Ranjita Bhagwan, David Moore, Stefan Savage, and Geoffrey Voelker
Department of Computer Science and Engineering
University of California, San Diego
In the past few years, peer-to-peer networks have become an extremely popular mechanism
for large-scale content sharing. Unlike traditional client-server applications,
which centralize the management of data in a few highly reliable servers, peer-to-peer
systems distribute the burden of data storage, computation, communications and administration
among thousands of individual client workstations. While the popularity
of this approach, exemplified by systems such as Gnutella, was driven by the
popularity of unrestricted music distribution, newer work has expanded the potential
application base to generalized distributed file systems, persistent anonymous
publishing, as well as support for high-quality video distribution. The widespread
attraction of the peer-to-peer model arises primarily from its potential for both
low-cost scalability and enhanced availability. Ideally a peer-to-peer system could ef-
ficiently multiplex the resources and connectivity of its workstations across all of its
users while at the same time protecting its users from transient or persistent failures in
a subset of its components.
However, these goals are not trivially engineered. First-generation peer-to-peer
systems, such as Gnutella, scaled poorly due to the overhead in locating content within
the network. Consequently, developing efficient lookup algorithms has consumed most
of the recent academic work in this area. The challenges in providing high
availability to such systems is more poorly understood and only now being studied.
In particular, unlike traditional distributed systems, the individual components of a
peer-to-peer system experience an order of magnitude worse availability -- individually
administered workstations may be turned on and off, join and leave the system, have intermittent
connectivity, and are constructed from low-cost low-reliability components.
One recent study of a popular peer-to-peer file sharing system found that the majority
of peers had application-level availability rates of under 20 percent.
As a result, all peer-to-peer systems must employ some form of replication to provide
acceptable service to their users. In systems such as Gnutella, this replication
occurs implicitly as each file downloaded by a user is implicitly replicated at the user's
workstation. However, since these systems do not explicitly manage replication or
mask failures, the availability of an object is fundamentally linked to its popularity and
users have to repeatedly access different replicas until they find one on an available
host. Next-generation peer-to-peer storage systems, such as the Cooperative File System
(CFS), recognize the need to mask failures from the user and implement a basic
replication strategy that is independent of the user workload.
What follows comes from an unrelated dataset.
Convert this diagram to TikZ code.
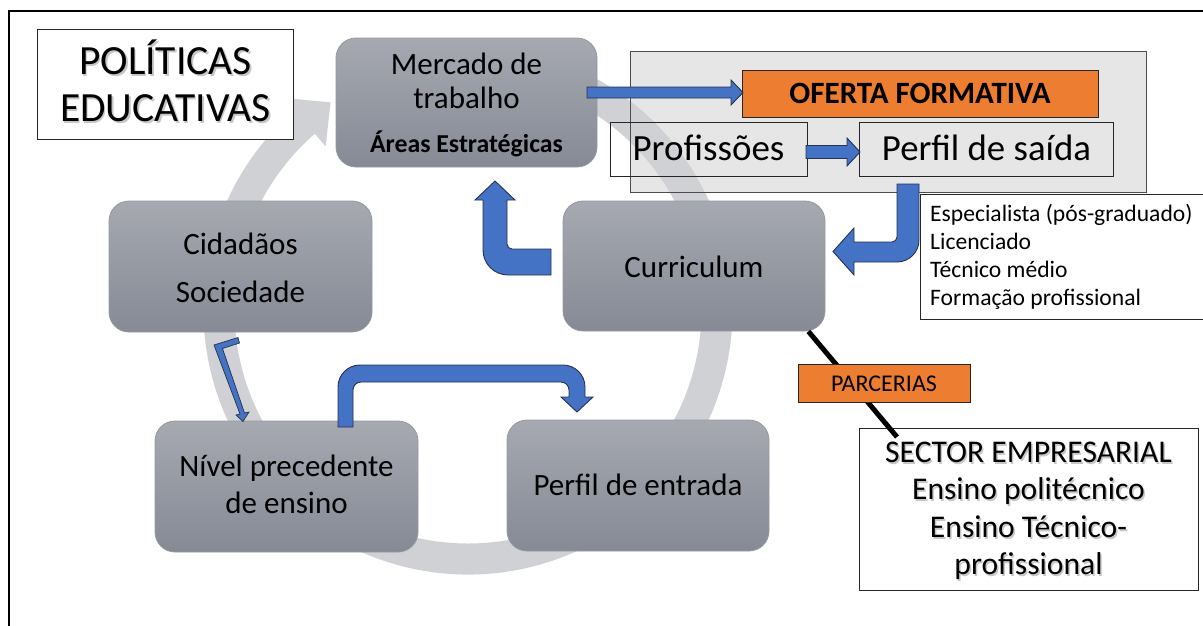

While most peer-to-peer systems employ some form of data redundancy to cope
with failure, these solutions are not well-matched to the underlying host failure distribution
or the level of availability desired by users. Consequently, it remains unclear
what availability guarantees can be made using existing systems, or conversely how to
best achieve a desired level of availability using the mechanisms available.
In our work we are exploring replication strategy design trade-offs along several
interdependent axes: Replication granularity, replica placement, and application characteristics,
each of which we address in subsequent sections. The closest analog to our
work is that of Weatherspoon and Kubiatowicz who compare the availability provided
by erasure coding and whole file replication under particular failure assumptions.
The most critical differences between this work and our own revolve around the failure
model. In particular,Weatherspoon and Kubiatowicz focus on disk failure as the dominant
factor in data availability and consequently miss the distinction between short and
long time scales that is critical to deployed peer-to-peer systems. Consequently, their
model is likely to overestimate true file availability in this environment.